Essay On Short Selling And Investment
This thesis consists of five chapters. Chapter 1 is the preliminaries. Chapter 2 to chapter 4 are the three main chapters of this thesis, which cover the U.S. market. Chapter 5 is the discussion.
Chapter 1 is the preliminaries. It introduces the setting and motivations for the three topics covered in this thesis.
Chapter 2 investigates how the removal of short selling constraints affects a firm’s mergers and acquisition (M&A) using Regulation SHO’s pilot program as a natural experiment. The SEC in the U.S. randomly selected stocks in the Russell 3000 index into the pilot group for which various short sale constraints were removed. I find that during the pilot program, firms in the pilot group significantly reduce their value-destroying M&A activities. The disciplinary effect focuses on firms with a higher level of agency problems or CEO incentive pay. The short sellers of firms in the pilot group significantly increase their activities around the value-destroying M&A announcements to impose pressure. Finally, I show the M&A deal quality of firms in the pilot group improves during the pilot program.
Chapter 3 studies the informativeness of short sales on detecting a firm’s investment inefficiency. I document that short sellers adjust their short positions before the financial statement announcements to utilize their information advantage on firms’ investment in- efficiency. The relationship between a firm’s short sale position and its future investment inefficiency is both statistically and economically significant, and robust to a broad set of control variables. Subsample analysis shows that the informativeness of short sales positions on future investment inefficiency concentrates on overinvestment firms, firms with little board independence, and firms with little CEO incentive pay.
Chapter 4 investigates the effect of board gender diversity on a firm’s investment inefficiency. I document that a firm with at least one female director on its board has significantly less investment inefficiency than firms without one. The fraction of female directors on the board has a significantly negative association with investment inefficiency.
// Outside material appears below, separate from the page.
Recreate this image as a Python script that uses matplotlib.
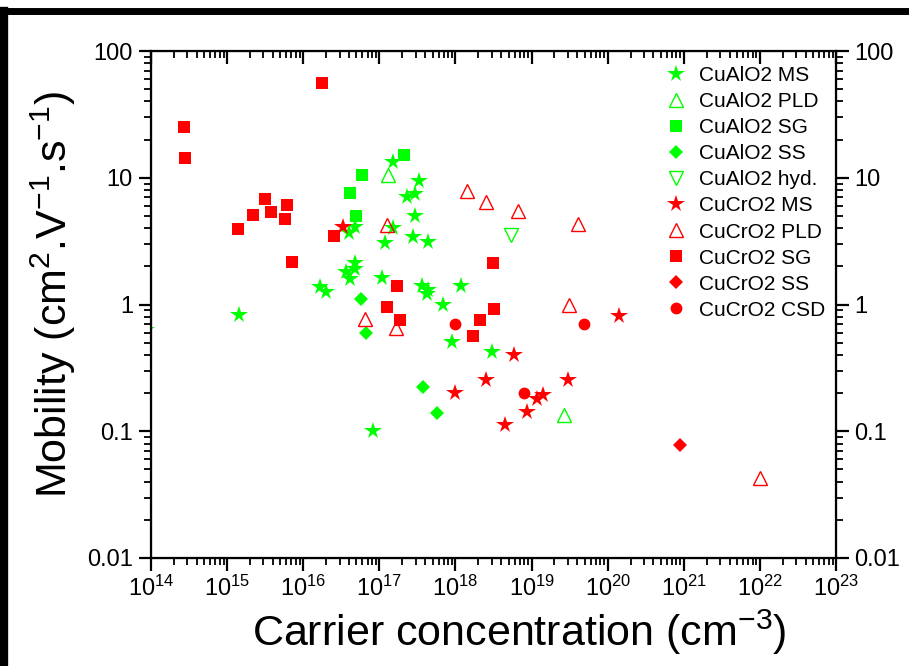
import matplotlib
matplotlib.use('Agg')
import matplotlib.pyplot as plt
from matplotlib.lines import Line2D

plt.rcParams['font.family'] = ['Liberation Sans', 'DejaVu Sans']
plt.rcParams['mathtext.fontset'] = 'custom'
plt.rcParams['mathtext.rm'] = 'Liberation Sans'
plt.rcParams['mathtext.it'] = 'Liberation Sans'

# CuAlO2 data
alo_ms_n = [8.6e13, 1.43e15, 1.66e16, 2.0e16, 3.65e16, 4.12e16, 4.8e16, 4.8e16, 3.96e16, 4.8e16,
            8.2e16, 1.09e17, 1.19e17, 1.5e17, 1.53e17, 2.29e17, 2.8e17, 2.98e17, 2.98e17, 3.3e17,
            3.67e17, 4.2e17, 4.4e17, 4.4e17, 6.95e17, 8.9e17, 1.19e18, 3.05e18]
alo_ms_mu = [0.63, 0.826, 1.38, 1.26, 1.80, 1.59, 2.11, 1.90, 3.65, 4.11,
             0.10, 1.62, 3.04, 13.2, 4.03, 7.05, 3.39, 7.48, 5.02, 9.4,
             1.41, 1.20, 1.30, 3.13, 1.0, 0.504, 1.40, 0.422]
alo_pld_n = [1.3e17, 2.7e19]
alo_pld_mu = [10.6, 0.134]
alo_sg_n = [2.09e17, 5.93e16, 4.12e16, 4.99e16]
alo_sg_mu = [15.1, 10.6, 7.53, 5.02]
alo_ss_n = [5.8e16, 6.68e16, 3.79e17, 5.67e17]
alo_ss_mu = [1.10, 0.60, 0.223, 0.14]
alo_hyd_n = [5.38e18]
alo_hyd_mu = [3.53]

# CuCrO2 data
cro_ms_n = [3.3e16, 5.94e18, 2.5e18, 9.9e17, 1.17e19, 1.40e19, 8.6e18, 4.5e18, 2.98e19, 1.41e20]
cro_ms_mu = [4.08, 0.40, 0.252, 0.201, 0.181, 0.193, 0.141, 0.112, 0.254, 0.817]
cro_pld_n = [1.41e18, 2.53e18, 6.58e18, 4.12e19, 1.25e17, 6.5e16, 1.64e17, 3.14e19, 1.0e22]
cro_pld_mu = [7.86, 6.44, 5.47, 4.3, 4.22, 0.773, 0.648, 0.99, 0.043]
cro_sg_n = [2.7e14, 2.8e14, 1.77e16, 1.39e15, 2.19e15, 3.15e15, 3.78e15, 6.1e15, 5.8e15, 7.1e15,
            2.54e16, 1.69e17, 1.27e17, 1.87e17, 3.15e18, 3.18e18, 2.12e18, 1.69e18]
cro_sg_mu = [25, 14.3, 56, 3.95, 5.08, 6.8, 5.37, 6.1, 4.73, 2.16,
             3.47, 1.41, 0.96, 0.76, 2.14, 0.927, 0.76, 0.564]
cro_ss_n = [8.8e20]
cro_ss_mu = [0.078]
cro_csd_n = [1.0e18, 4.94e19, 7.98e18]
cro_csd_mu = [0.706, 0.706, 0.20]

y_ticks = [0.01, 0.1, 1, 10, 100]
y_labels = ['0.01', '0.1', '1', '10', '100']

green = '#00ff00'
red = '#ff0000'

fig = plt.figure(figsize=(9.09, 6.66), dpi=100)
ax = fig.add_axes([151 / 909, 1 - 558 / 666, 685 / 909, 507 / 666])

ax.plot(alo_ms_n, alo_ms_mu, '*', color=green, ms=13, mew=0, label='CuAlO2 MS')
ax.plot(alo_pld_n, alo_pld_mu, '^', mfc='none', mec=green, ms=10, mew=1, label='CuAlO2 PLD')
ax.plot(alo_sg_n, alo_sg_mu, 's', color=green, ms=8, mew=0, label='CuAlO2 SG')
ax.plot(alo_ss_n, alo_ss_mu, 'D', color=green, ms=7.5, mew=0, label='CuAlO2 SS')
ax.plot(alo_hyd_n, alo_hyd_mu, 'v', mfc='none', mec=green, ms=10, mew=1, label='CuAlO2 hyd.')
ax.plot(cro_ms_n, cro_ms_mu, '*', color=red, ms=13, mew=0, label='CuCrO2 MS')
ax.plot(cro_pld_n, cro_pld_mu, '^', mfc='none', mec=red, ms=10, mew=1, label='CuCrO2 PLD')
ax.plot(cro_sg_n, cro_sg_mu, 's', color=red, ms=8, mew=0, label='CuCrO2 SG')
ax.plot(cro_ss_n, cro_ss_mu, 'D', color=red, ms=7.5, mew=0, label='CuCrO2 SS')
ax.plot(cro_csd_n, cro_csd_mu, 'o', color=red, ms=8.5, mew=0, label='CuCrO2 CSD')

ax.set_xscale('log')
ax.set_yscale('log')
ax.set_xlim(1e14, 1e23)
ax.set_ylim(0.01, 100)
ax.set_xticks([10.0 ** k for k in range(14, 24)])
ax.set_yticks(y_ticks)
ax.set_yticklabels(y_labels)

for s in ax.spines.values():
    s.set_linewidth(1.6)
ax.tick_params(which='major', direction='out', length=9, width=1.6, labelsize=17, pad=4)
ax.tick_params(which='minor', direction='out', length=5, width=1.3)
ax.tick_params(axis='y', which='both', right=True, labelright=True)

ax_top = ax.twiny()
ax_top.set_xscale('log')
ax_top.set_xlim(1e14, 1e23)
ax_top.set_xticks([10.0 ** k for k in range(14, 24)])
ax_top.tick_params(which='major', direction='in', length=9, width=1.6, labeltop=False)
ax_top.tick_params(which='minor', direction='in', length=5, width=1.3)

ax.set_xlabel('Carrier concentration (cm$^{-3}$)', fontsize=31)
ax.xaxis.set_label_coords(0.537, -0.098)
ax.set_ylabel('Mobility (cm$^{2}$.V$^{-1}$.s$^{-1}$)', fontsize=31)
ax.yaxis.set_label_coords(-0.106, 0.52)

ax.legend(loc='upper left', bbox_to_anchor=(666 / 909, 1 - 66 / 666), bbox_transform=fig.transFigure,
          frameon=False, prop={'size': 15}, handlelength=1.0,
          handletextpad=0.6, labelspacing=0.34, borderpad=0, borderaxespad=0)

# black frame on the left and top edges
fig.add_artist(Line2D([4 / 909, 4 / 909], [0, 1 - 11 / 666], color='black', lw=6, transform=fig.transFigure))
fig.add_artist(Line2D([1 / 909, 1], [1 - 11 / 666, 1 - 11 / 666], color='black', lw=5, transform=fig.transFigure))

fig.savefig('out.png', dpi=100)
An instrumental variable approach shows that this relation is robust after addressing endogeneity concerns. Furthermore, I find that the effect of board gender diversity on investment inefficiency is more pronounced for overinvestment than underinvestment. Consistently, the effect is stronger for firms that have a propensity to overinvest ex-ante. I also document that board independence is a channel for board gender diversity to reduce investment inefficiency.
Chapter 5 summarizes the main findings of the three topics, discusses the implications of the findings, and points out the future direction for research.